Alors que le vin subit quelques difficultés sur le marché mondial, les vins blancs de sauvignon sortent leur épingle du jeu. La raison ? Un profil aromatique expressif, qui tout en lui étant spécifique, présente une belle variété : agrumes, fruits de la passion, fruits exotiques, minéralité, buis, bourgeon de cassis. Ces descripteurs sensoriels sont attribués aux thiols, famille de molécules aromatiques connue, étudiée, valorisée et incontestablement à la mode. Trois molécules aromatiques contribuent principalement à cette expression dans les vins :
• 4-MMP : le 4-Mercapto-4-méthyl-pentan-2-one, reconnaissable par ces arômes de buis et de genêts ;
• 3-MH : le 3-Mercapto-hexan-1-ol, responsable d’arômes de pamplemousse et de fruits de la passion ;
• 3-MHA : l’acétate du 3-Mercapto-hexile, apporte des arômes fermentaires de fruits de la passion.
Les thiols sont des arômes variétaux, issus directement des raisins et dont certains cépages sont particulièrement fournis. En haut de la liste : le sauvignon blanc, le colombard, le gros manseng. En moindre quantité, ils sont aussi présents dans les raisins de petit manseng, dans la syrah ou encore dans le merlot.
Thierry Dufourq, ingénieur agronome et œnologue à l’Institut français de la vigne et du vin (IFV) confirme l’intérêt croissant pour les thiols parmi les professionnels du vin : « On voit aujourd’hui apparaître une tendance à révéler une certaine proportion de thiols dans de nombreux vins, non exubérante mais qui va contribuer à la fraîcheur aromatique. »

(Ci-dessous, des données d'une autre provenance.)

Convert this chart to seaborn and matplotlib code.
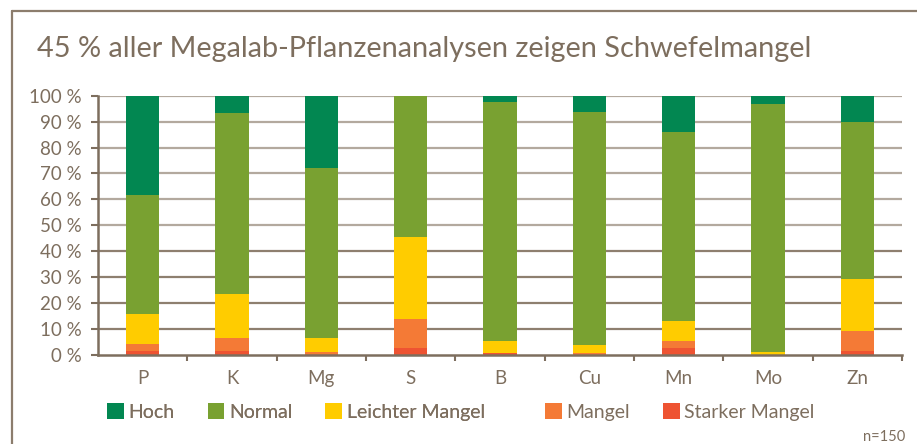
import matplotlib
matplotlib.use("Agg")
import matplotlib.pyplot as plt
import seaborn as sns
import numpy as np
import pandas as pd
from matplotlib.patches import Patch
from matplotlib.lines import Line2D

categories = ["P", "K", "Mg", "S", "B", "Cu", "Mn", "Mo", "Zn"]
starker = [1.7, 1.7, 0.0, 2.8, 0.9, 0.0, 2.8, 0.0, 1.7]
mangel = [2.7, 5.0, 1.3, 10.9, 0.0, 0.9, 2.7, 0.0, 7.7]
leichter = [11.6, 17.0, 5.4, 31.7, 4.6, 3.1, 7.8, 1.3, 20.1]
normal = [45.6, 69.6, 65.3, 54.6, 92.0, 89.7, 72.7, 95.5, 60.3]
hoch = [38.4, 6.7, 28.6, 0.0, 2.5, 6.3, 14.0, 3.2, 10.2]
series_names = ["Hoch", "Normal", "Leichter Mangel", "Mangel", "Starker Mangel"]
colors = {"Hoch": "#028751", "Normal": "#79A131", "Leichter Mangel": "#FFCC00",
          "Mangel": "#F47A36", "Starker Mangel": "#EE5332"}
title = "45 % aller Megalab-Pflanzenanalysen zeigen Schwefelmangel"
yticks = [0, 10, 20, 30, 40, 50, 60, 70, 80, 90, 100]
ytick_labels = [f"{v} %" for v in yticks]
note = "n=150"

TXT = "#7D6E5E"
FONT = ["Lato", "DejaVu Sans"]

sns.set_theme(style="white")
plt.rcParams["font.family"] = FONT

# stacked: bottom-up layers, drawn as cumulative totals from top to bottom
layers = [("Starker Mangel", starker), ("Mangel", mangel),
          ("Leichter Mangel", leichter), ("Normal", normal), ("Hoch", hoch)]
cum = np.zeros(len(categories))
cums = {}
for name, vals in layers:
    cum = cum + np.array(vals)
    cums[name] = cum.copy()

fig = plt.figure(figsize=(9.17, 4.44), dpi=100)
ax = fig.add_axes([98 / 917, 1 - 355 / 444, (902 - 98) / 917, (355 - 95.7) / 444])

for name in ["Hoch", "Normal", "Leichter Mangel", "Mangel", "Starker Mangel"]:
    df = pd.DataFrame({"cat": categories, "val": cums[name]})
    sns.barplot(data=df, x="cat", y="val", color=colors[name], width=0.37,
                saturation=1, ax=ax, zorder=3, linewidth=0, edgecolor="none")

ax.set_xlim(-0.5, len(categories) - 0.5)
ax.set_ylim(0, 100)
ax.set_xlabel("")
ax.set_ylabel("")
ax.set_yticks(yticks)
ax.set_yticklabels(ytick_labels)
ax.set_xticks(range(len(categories)))
ax.set_xticklabels(categories)
ax.set_xticks(np.arange(0.5, len(categories) - 0.4, 1), minor=True)

for v in yticks[1:]:
    c = "#B3A99E" if v >= 50 else "#8E7F6F"
    ax.axhline(v, color=c, lw=1.6, zorder=1)

for s in ["top", "right"]:
    ax.spines[s].set_visible(False)
for s in ["left", "bottom"]:
    ax.spines[s].set_color("#7D6E5E")
    ax.spines[s].set_linewidth(1.8)
    ax.spines[s].set_zorder(4)

ax.tick_params(axis="y", which="major", left=True, length=5, width=1.5, color="#7D6E5E",
               labelsize=13.5, labelcolor=TXT, pad=7)
ax.tick_params(axis="x", which="major", bottom=False, length=0, labelsize=13.5,
               labelcolor=TXT, pad=11)
ax.tick_params(axis="x", which="minor", bottom=True, length=4, width=1.5, color="#7D6E5E")

fig.text(37 / 917, 1 - 57 / 444, title, fontsize=20.8, color=TXT, va="baseline", ha="left")
fig.text(905 / 917, 1 - 441 / 444, note, fontsize=10.5, color=TXT, va="baseline", ha="right")

# outer frame (left and top lines)
fig.add_artist(Line2D([12 / 917, 12 / 917], [0, 1 - 11 / 444], transform=fig.transFigure,
                      color="#8C7D6D", lw=1.6))
fig.add_artist(Line2D([12 / 917, 1], [1 - 11 / 444, 1 - 11 / 444], transform=fig.transFigure,
                      color="#8C7D6D", lw=1.6))

def leg(names, x):
    handles = [Patch(facecolor=colors[n], edgecolor="none", label=n) for n in names]
    lg = fig.legend(handles=handles, loc="center left", bbox_to_anchor=(x, 1 - 412 / 444),
                    ncol=len(names), frameon=False, fontsize=14, labelcolor=TXT,
                    handlelength=0.85, handleheight=0.85, handletextpad=0.25,
                    columnspacing=1.7, borderpad=0, borderaxespad=0)
    return lg

l1 = leg(["Hoch", "Normal", "Leichter Mangel"], 107 / 917)
fig.add_artist(l1)
leg(["Mangel", "Starker Mangel"], 545 / 917)

fig.savefig("out.png", dpi=100)
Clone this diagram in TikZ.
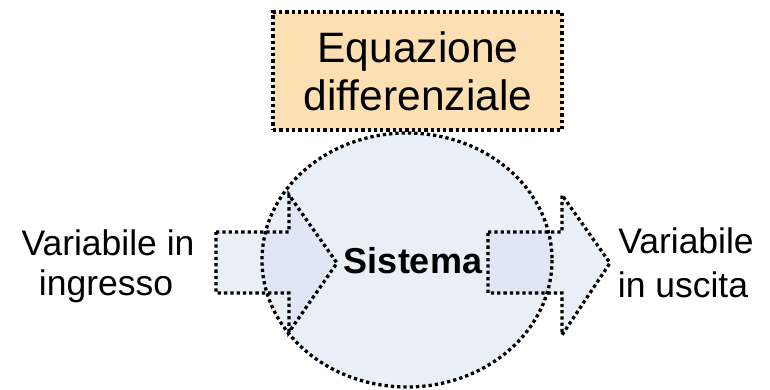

Il y a un fort potentiel de production de thiols dans les raisins

Dans les raisins, les thiols sont sous forme de précurseurs non odorants. Durant la fermentation, l’action des levures va permettre l’hydrolyse de ces molécules et la libération des thiols sous leur forme libre, volatile et aromatique. « Pour certains cépages, la quantité des précurseurs des thiols dans le moût est surabondante par rapport à la proportion de thiols in fine dans le vin. Nous pouvons mesurer des concentrations de l’ordre d’une centaine de microgramme de précurseurs dans les moûts. Dans les vins, nous retrouvons seulement quelques microgrammes de thiols. Il y a un facteur 100 entre la concentration de précurseurs dans les moûts et celles des thiols dans les vins », souligne Thierry Dufourq.
Le potentiel de production de thiols existe bel et bien et leur valorisation appartient en partie au vinificateur. Dans le procédé de vinification, les levures sont une étape indispensable : moteur de la fermentation et centre de production des thiols. Thierry Dufourq a beaucoup étudié leurs actions et il est affirmatif : « Il est indéniable que la souche de levure aide à optimiser les thiols. Beaucoup de travaux de sélection des levures ont été faits pour favoriser l’expression thiols des vins. Si l’on veut typer les vins sur des arômes thiols, le choix de ces souches s’impose. Pour autant, cette étape est nécessaire mais pas suffisante. La production de thiols s’inscrit dans une démarche globale, de la vigne à la bouteille. »
Tous les professionnels du vin se sont emparés du dossier thiols. Des laboratoires de recherche, en passant par les fournisseurs jusque dans les caves, plusieurs souches de levures ont été sélectionnées.

Face à une offre pléthorique, comment choisir sa levure ?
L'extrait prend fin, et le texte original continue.